If they like: Sugary cereals
Try: Nutritious cereals low in sugar
It can be alarming when we think of all the sugar some of our kids' favorite cereals contain. Luckily, there are alternatives, like Post's Sesame Street cereal , that have taken on the sugar show down. This particular brand comes in tasty apple and banana flavors, is high in grain and nutrients, low in sugar, and free of artificial coloring.
If they like: Chewy fruit snacks
Try: Frozen fruits like grapes and berries
Fruits are already naturally sweet, but freezing them takes them to a whole 'nother enjoyable level. It makes for a really easy snack that you can even dip in chocolate for an extra treat.
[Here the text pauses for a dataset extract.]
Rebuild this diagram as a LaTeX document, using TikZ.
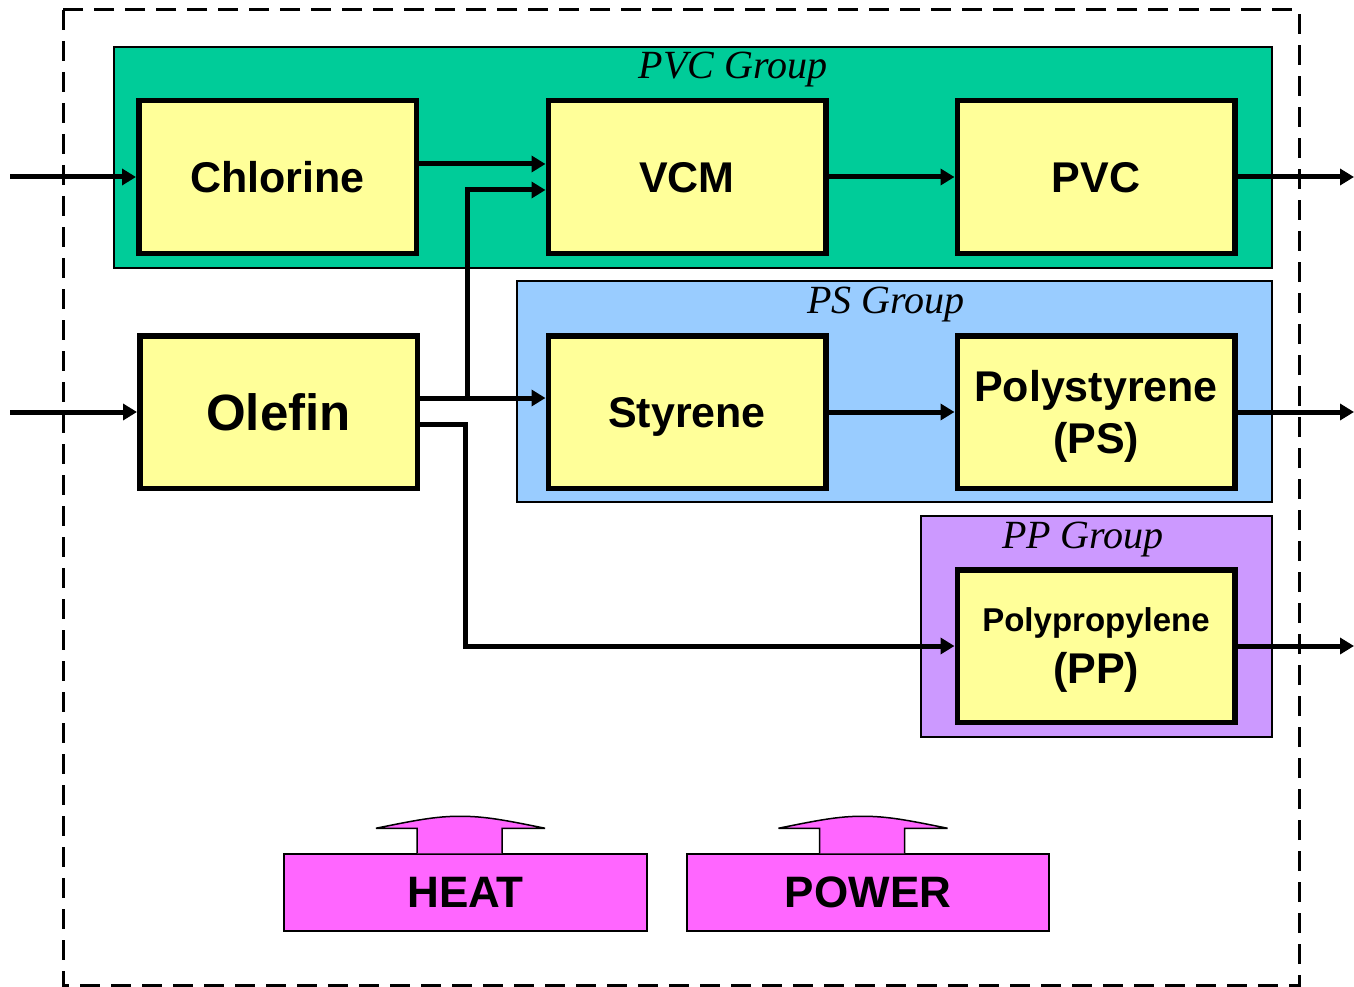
\documentclass[tikz,border=0pt]{standalone}
\usepackage{fontspec}
\setmainfont{Liberation Sans}
\newfontfamily\grpfont{Liberation Serif}
\usetikzlibrary{arrows.meta}
\definecolor{pvcg}{HTML}{00CC99}
\definecolor{psg}{HTML}{99CCFF}
\definecolor{ppg}{HTML}{CC99FF}
\definecolor{unitc}{HTML}{FFFF99}
\definecolor{energyc}{HTML}{FF66FF}
\newcommand{\feedarrow}{%
  \filldraw[fill=energyc, line width=1.5pt]
    (-48.5,0) -- (-48.5,-25) -- (-89.5,-25)
    .. controls (-50,-33) and (-30,-37) .. (-5.5,-37)
    .. controls (20,-37) and (40,-33) .. (79.5,-25)
    -- (36.5,-25) -- (36.5,0);}
\begin{document}
\begin{tikzpicture}[x=1pt,y=-1pt,
  unitbox/.style={draw, line width=5.5pt, fill=unitc, minimum width=277.5pt,
    minimum height=152.5pt, inner sep=0pt, align=center, text depth=0pt,
    font=\bfseries\fontsize{43}{52}\selectfont},
  groupbox/.style={draw, line width=1.5pt, inner sep=0pt},
  grouplabel/.style={font=\grpfont\itshape\fontsize{40}{42}\selectfont, anchor=base, inner sep=0pt},
  energybox/.style={draw, line width=1.5pt, fill=energyc, minimum height=77pt,
    inner sep=0pt, text depth=0pt, font=\bfseries\fontsize{44}{48}\selectfont},
  arr/.style={line width=5pt, -{Triangle[length=14pt,width=16pt]}},
  outline/.style={line width=3pt, dash pattern=on 20pt off 11pt}]
\useasboundingbox (0,0) rectangle (1354,987);
\fill[white] (0,0) rectangle (1354,987);
\draw[outline] (63,10) rectangle (1299,985);
% groups
\node[groupbox, fill=pvcg, minimum width=1158pt, minimum height=221pt] (gPVC) at (693,157.5) {};
\node[groupbox, fill=psg, minimum width=755pt, minimum height=221pt] (gPS) at (894.5,391.5) {};
\node[groupbox, fill=ppg, minimum width=351pt, minimum height=221pt] (gPP) at (1096.5,626.5) {};
\node[grouplabel] (lPVC) at (733,79) {PVC Group};
\node[grouplabel] (lPS) at (886,313) {PS Group};
\node[grouplabel] (lPP) at (1083,548) {PP Group};
% units
\node[unitbox] (chl) at (277.5,177) {Chlorine};
\node[unitbox] (vcm) at (687,177) {VCM};
\node[unitbox] (pvc) at (1096,177) {PVC};
\node[unitbox, font=\bfseries\fontsize{51}{56}\selectfont] (ole) at (278.5,412) {Olefin};
\node[unitbox] (sty) at (687,412) {Styrene};
\node[unitbox] (ps) at (1096,412) {Polystyrene\\(PS)};
\node[unitbox] (pp) at (1096,646) {{\fontsize{33}{52}\selectfont Polypropylene}\\(PP)};
% free ends
\coordinate (inA) at (10,177);
\coordinate (inB) at (10,412);
\coordinate (outA) at (1354,177);
\coordinate (outB) at (1354,412);
\coordinate (outC) at (1354,646);
\coordinate (j1) at (467,398);
\coordinate (j2) at (465,646);
% connectors
\draw[arr] (inA) -- (chl.west);
\draw[arr] (inB) -- (ole.west);
\draw[arr] ([yshift=13pt]chl.east) -- ([yshift=13pt]vcm.west);
\draw[arr] (j1) |- ([yshift=-13pt]vcm.west);
\draw[arr] ([yshift=14pt]ole.east) -- ([yshift=14pt]sty.west);
\draw[arr] ([yshift=-12pt]ole.east) -| (j2) -- (pp.west);
\draw[arr] (vcm.east) -- (pvc.west);
\draw[arr] (sty.east) -- (ps.west);
\draw[arr] (pvc.east) -- (outA);
\draw[arr] (ps.east) -- (outB);
\draw[arr] (pp.east) -- (outC);
% energy
\node[energybox, minimum width=363pt] (heat) at (465.5,892.5) {HEAT};
\node[energybox, minimum width=362pt] (power) at (868,892.5) {POWER};
\begin{scope}[shift={(heat.north)}]\feedarrow\end{scope}
\begin{scope}[shift={(power.north)}]\feedarrow\end{scope}
\end{tikzpicture}
\end{document}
If they like: French fries
Try: Crispy green beans
Talk about an accident turned welcome surprise. While baking some green beans, we got occupied with baby, and left the veggies in the oven too long. The result was a crispy snack  with a french fry texture that's easy to make.
If they like: Potato chips
Try: Kale chips
If kale's on your radar, you're not alone. Take advantage of the kale craze by following one reader's kale chips  recipe that's a great alternative for when kids just need a crunch.